Cardano founder Charles Hoskinson used one of his most confrontational videos in recent memory to argue that Bitcoin’s long-running resistance to structural change has left it exposed to the quantum computing threat now surfacing in debate around BIP 361. His core claim was blunt: Bitcoin’s governance culture, not just its cryptography, is now the problem.
BIP-361 proposes freezing every bitcoin that doesn’t migrate to a quantum-safe address within five years of activation. If you’re incapacitated, in prison, or simply unaware of the deadline, your coins aren’t stolen. They’re frozen by consensus.

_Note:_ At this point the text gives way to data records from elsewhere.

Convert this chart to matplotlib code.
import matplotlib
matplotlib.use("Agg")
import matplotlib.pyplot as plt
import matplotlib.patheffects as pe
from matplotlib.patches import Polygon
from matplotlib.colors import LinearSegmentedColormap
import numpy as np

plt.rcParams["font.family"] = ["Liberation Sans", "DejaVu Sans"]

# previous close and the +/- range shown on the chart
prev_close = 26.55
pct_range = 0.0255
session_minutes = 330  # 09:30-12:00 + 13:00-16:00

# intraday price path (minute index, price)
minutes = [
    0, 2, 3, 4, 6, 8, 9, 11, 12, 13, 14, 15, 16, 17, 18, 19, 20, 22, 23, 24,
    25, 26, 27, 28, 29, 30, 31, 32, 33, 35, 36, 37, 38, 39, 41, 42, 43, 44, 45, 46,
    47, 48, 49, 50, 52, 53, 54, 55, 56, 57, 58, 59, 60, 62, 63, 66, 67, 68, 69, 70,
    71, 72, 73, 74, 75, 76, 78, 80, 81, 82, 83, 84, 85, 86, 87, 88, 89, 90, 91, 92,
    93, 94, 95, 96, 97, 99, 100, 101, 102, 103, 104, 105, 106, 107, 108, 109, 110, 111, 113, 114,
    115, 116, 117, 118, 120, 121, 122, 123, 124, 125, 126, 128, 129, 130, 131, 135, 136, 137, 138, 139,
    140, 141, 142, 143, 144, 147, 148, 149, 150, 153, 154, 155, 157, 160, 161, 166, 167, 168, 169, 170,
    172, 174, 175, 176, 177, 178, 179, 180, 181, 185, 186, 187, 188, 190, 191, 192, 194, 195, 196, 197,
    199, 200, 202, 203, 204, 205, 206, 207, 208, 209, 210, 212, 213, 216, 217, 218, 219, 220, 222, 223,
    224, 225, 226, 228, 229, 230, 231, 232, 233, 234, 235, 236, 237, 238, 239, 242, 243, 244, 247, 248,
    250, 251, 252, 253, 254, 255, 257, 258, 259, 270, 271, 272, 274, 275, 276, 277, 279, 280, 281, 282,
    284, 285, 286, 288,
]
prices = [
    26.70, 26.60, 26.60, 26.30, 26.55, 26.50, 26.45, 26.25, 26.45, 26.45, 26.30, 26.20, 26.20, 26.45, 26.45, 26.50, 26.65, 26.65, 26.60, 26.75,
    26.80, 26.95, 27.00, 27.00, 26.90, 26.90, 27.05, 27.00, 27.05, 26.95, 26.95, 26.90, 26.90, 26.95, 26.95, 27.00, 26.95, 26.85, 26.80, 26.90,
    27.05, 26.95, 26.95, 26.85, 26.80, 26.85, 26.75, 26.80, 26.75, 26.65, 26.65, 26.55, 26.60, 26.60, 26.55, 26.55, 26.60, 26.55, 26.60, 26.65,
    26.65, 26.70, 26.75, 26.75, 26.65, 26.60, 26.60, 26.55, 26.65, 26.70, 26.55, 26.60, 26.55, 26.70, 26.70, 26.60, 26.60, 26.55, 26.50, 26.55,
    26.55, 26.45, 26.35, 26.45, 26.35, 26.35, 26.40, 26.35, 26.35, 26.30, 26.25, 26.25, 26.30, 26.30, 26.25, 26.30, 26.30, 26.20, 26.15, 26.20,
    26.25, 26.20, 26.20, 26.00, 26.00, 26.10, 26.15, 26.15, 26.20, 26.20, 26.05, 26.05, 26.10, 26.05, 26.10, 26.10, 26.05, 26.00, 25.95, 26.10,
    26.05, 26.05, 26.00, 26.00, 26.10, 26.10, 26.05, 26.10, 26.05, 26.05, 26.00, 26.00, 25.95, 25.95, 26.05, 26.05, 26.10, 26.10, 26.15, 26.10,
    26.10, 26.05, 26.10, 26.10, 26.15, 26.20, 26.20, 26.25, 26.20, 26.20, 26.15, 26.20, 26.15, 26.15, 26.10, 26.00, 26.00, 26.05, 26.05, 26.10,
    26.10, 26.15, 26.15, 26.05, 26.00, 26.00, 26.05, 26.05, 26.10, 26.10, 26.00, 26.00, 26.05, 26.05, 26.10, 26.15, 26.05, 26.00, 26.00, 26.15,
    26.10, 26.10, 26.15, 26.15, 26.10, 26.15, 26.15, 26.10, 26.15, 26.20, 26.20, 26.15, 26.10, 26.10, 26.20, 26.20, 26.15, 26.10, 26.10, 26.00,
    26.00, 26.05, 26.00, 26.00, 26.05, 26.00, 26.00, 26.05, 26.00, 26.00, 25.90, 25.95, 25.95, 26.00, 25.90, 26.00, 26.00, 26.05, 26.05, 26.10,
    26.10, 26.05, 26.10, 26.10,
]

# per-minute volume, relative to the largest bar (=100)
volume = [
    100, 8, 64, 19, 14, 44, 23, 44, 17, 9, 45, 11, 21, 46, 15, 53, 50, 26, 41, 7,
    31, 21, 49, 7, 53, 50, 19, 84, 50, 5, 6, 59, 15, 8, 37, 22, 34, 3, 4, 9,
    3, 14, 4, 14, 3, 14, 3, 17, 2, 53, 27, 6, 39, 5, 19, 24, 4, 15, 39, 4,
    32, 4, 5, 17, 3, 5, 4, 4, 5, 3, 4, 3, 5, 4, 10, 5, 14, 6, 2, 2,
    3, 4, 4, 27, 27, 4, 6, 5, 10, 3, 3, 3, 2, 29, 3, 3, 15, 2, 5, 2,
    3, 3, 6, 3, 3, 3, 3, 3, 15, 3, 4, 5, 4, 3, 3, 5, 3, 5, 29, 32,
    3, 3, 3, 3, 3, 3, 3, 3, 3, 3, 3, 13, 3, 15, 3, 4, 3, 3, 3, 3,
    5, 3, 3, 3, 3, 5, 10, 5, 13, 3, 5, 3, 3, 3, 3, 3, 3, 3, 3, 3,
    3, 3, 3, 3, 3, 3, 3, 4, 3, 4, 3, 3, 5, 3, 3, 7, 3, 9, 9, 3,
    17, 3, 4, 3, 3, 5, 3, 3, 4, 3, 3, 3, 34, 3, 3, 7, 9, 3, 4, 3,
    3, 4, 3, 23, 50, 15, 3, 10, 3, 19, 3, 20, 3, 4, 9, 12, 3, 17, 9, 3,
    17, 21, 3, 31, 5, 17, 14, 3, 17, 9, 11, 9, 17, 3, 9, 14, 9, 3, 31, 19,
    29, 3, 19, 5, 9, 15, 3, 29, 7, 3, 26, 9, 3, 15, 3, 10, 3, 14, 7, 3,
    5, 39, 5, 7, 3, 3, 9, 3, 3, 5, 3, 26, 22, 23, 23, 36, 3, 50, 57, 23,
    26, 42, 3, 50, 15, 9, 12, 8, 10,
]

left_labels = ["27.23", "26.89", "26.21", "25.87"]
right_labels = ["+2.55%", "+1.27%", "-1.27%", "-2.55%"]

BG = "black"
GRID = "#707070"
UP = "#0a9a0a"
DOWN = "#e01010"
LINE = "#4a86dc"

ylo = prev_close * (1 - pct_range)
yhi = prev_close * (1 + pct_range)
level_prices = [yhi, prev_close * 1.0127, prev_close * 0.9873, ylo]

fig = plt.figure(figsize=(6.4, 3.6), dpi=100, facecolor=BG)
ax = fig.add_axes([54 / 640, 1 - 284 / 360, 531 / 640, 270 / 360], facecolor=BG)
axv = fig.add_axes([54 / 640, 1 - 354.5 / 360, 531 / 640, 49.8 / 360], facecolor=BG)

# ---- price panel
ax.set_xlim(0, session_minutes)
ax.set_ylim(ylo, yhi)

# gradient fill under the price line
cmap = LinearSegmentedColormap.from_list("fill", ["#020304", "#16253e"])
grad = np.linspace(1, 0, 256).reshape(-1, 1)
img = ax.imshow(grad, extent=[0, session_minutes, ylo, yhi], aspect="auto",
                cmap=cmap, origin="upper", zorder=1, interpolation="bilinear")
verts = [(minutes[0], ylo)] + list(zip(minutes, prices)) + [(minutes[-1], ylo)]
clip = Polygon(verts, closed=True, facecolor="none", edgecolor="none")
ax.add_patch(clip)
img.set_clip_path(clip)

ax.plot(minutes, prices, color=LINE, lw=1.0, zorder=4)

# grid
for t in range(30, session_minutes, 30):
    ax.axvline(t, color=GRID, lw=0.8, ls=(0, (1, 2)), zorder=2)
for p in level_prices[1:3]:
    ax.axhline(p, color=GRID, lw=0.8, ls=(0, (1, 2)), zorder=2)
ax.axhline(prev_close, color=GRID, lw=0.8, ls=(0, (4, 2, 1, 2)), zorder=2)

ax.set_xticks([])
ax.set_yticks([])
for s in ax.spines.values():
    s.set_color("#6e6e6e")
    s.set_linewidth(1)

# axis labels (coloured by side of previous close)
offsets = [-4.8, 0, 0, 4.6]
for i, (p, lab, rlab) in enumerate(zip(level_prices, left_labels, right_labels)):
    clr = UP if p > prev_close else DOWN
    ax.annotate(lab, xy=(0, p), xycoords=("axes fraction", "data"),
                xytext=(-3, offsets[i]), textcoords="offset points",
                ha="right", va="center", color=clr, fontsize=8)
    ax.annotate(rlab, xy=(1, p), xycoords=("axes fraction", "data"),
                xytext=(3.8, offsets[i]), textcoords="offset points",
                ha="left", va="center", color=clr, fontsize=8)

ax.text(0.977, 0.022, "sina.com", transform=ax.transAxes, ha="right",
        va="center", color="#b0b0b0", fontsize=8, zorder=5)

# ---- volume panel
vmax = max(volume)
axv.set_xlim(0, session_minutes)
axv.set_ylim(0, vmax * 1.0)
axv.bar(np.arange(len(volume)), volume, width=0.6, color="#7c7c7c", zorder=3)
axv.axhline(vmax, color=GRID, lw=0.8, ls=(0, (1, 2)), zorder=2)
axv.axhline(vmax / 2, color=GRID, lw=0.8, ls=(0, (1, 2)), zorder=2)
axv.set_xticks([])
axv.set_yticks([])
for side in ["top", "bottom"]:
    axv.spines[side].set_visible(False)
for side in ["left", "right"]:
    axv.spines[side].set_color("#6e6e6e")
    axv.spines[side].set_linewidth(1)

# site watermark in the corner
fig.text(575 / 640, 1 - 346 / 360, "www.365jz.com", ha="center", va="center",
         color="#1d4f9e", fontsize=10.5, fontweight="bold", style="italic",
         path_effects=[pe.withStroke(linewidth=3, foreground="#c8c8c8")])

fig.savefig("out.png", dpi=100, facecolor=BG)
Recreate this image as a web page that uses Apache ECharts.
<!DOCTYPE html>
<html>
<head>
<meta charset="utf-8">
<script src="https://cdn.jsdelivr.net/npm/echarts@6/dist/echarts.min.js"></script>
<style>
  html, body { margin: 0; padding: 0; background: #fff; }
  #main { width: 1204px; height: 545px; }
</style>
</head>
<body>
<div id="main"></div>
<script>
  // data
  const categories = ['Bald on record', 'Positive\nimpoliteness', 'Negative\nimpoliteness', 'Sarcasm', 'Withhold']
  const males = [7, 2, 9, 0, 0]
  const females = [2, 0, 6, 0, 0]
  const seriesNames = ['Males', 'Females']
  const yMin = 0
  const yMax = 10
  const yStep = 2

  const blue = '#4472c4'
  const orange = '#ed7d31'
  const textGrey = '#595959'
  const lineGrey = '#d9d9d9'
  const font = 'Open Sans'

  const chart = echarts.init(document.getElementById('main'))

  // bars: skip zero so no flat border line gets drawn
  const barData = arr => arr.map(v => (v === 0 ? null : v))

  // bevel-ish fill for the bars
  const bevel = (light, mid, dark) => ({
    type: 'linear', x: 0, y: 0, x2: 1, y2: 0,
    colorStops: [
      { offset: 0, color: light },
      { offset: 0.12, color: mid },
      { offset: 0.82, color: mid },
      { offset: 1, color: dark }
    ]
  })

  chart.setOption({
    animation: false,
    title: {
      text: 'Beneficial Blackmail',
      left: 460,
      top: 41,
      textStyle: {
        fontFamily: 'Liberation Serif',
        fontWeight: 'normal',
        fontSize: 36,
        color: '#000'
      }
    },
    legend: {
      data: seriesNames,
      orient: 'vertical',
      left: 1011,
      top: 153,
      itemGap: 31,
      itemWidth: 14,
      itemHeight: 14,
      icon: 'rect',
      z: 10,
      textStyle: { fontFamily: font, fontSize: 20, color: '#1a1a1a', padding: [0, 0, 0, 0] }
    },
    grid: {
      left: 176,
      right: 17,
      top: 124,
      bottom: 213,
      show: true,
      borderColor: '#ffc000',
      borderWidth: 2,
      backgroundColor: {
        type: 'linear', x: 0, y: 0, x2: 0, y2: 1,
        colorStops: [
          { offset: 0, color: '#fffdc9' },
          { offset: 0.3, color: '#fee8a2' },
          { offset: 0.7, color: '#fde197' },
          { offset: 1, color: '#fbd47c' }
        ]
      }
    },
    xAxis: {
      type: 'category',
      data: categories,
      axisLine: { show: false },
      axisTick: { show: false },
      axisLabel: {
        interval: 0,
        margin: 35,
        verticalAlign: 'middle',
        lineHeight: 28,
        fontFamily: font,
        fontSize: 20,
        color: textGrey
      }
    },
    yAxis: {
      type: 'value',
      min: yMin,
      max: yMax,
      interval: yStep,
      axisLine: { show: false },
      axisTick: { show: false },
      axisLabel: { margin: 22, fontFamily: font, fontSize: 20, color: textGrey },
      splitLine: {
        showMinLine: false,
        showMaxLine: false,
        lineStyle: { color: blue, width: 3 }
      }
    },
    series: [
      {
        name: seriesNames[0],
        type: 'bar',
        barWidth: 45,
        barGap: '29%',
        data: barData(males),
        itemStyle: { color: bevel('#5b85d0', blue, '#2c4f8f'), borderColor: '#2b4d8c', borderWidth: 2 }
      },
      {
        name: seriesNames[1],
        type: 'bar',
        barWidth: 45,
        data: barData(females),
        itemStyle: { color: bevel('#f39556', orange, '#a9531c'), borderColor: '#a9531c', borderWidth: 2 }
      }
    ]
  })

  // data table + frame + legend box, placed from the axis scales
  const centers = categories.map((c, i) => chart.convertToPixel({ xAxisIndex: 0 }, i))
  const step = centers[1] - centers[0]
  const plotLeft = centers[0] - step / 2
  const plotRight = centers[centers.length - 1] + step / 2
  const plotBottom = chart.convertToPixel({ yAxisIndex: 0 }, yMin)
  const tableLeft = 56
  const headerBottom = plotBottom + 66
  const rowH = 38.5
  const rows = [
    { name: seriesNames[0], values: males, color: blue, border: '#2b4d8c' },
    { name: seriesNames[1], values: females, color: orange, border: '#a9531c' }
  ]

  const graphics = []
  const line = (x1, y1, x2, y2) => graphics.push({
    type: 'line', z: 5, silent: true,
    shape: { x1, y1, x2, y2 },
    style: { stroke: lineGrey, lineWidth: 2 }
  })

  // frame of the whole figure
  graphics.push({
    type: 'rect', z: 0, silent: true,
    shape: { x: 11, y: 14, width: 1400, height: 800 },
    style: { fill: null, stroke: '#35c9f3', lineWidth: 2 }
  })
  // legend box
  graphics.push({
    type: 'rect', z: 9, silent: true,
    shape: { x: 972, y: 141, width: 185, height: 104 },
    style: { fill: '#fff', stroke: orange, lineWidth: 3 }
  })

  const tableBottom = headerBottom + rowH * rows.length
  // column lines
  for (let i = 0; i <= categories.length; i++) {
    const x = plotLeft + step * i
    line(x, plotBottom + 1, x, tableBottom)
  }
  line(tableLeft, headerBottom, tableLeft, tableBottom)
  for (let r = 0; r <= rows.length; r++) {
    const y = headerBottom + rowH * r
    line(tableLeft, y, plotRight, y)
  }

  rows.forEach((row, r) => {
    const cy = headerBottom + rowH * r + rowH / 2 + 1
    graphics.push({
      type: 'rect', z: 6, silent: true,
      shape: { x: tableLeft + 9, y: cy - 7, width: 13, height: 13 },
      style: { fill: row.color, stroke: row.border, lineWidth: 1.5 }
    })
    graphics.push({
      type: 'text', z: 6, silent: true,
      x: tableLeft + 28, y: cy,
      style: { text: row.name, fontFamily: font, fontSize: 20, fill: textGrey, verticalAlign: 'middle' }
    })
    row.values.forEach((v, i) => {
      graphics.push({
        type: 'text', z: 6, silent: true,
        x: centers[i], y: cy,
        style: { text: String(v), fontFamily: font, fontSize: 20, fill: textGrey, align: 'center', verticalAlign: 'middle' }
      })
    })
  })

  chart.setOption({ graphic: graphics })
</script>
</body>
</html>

Cardano Founder Attacks Bitcoin Developer Community“Users with frozen quantum vulnerable funds and an HD wallet seed phrase can construct a quantum safe proof to recover funds,” he said, paraphrasing the idea before rejecting it. “That’s a lie. And you know it. You know it. 1.7 million coins can’t do that. It’s not possible.”
Hoskinson then widened the argument beyond BIP 361 itself and into a broader critique of Bitcoin’s social structure. In his view, maximalist ideology turned a software system into a doctrine, making it far harder to adapt when technical tradeoffs become unavoidable. He argued that the industry had spent years dismissing alternative chains and governance models, only to arrive at a moment where Bitcoin may need exactly the kind of coordinated protocol change it long portrayed as unacceptable.
“What happened to there is only ever going to be 21 million coins and self-custody and Bitcoin never needs to change and everything’s perfect?” he asked. “Because here’s the thing, it’s not a bad proposal. It really isn’t. I understand why they wrote it. Because if they don’t do this, that money will be stolen in the 2030s.”
That tension gave the video its structure. The Cardano founder was not arguing that the quantum threat is imaginary. Quite the opposite. He treated it as real and potentially severe. But he said the proposed cure exposes a contradiction at the center of Bitcoin’s culture: once a portion of the supply becomes vulnerable, any meaningful fix runs directly into questions of confiscation, coordination, and legitimacy.
He contrasted that with networks such as Cardano, Polkadot, and Ethereum, arguing that formal governance systems at least provide a mechanism for resolving disputes over upgrades and tradeoffs. “If you had onchain governance, you could solve it,” he said. “We have it at Cardano. Polkadot has it… it’s a good idea.”
At press time, Cardano traded at $0.2499.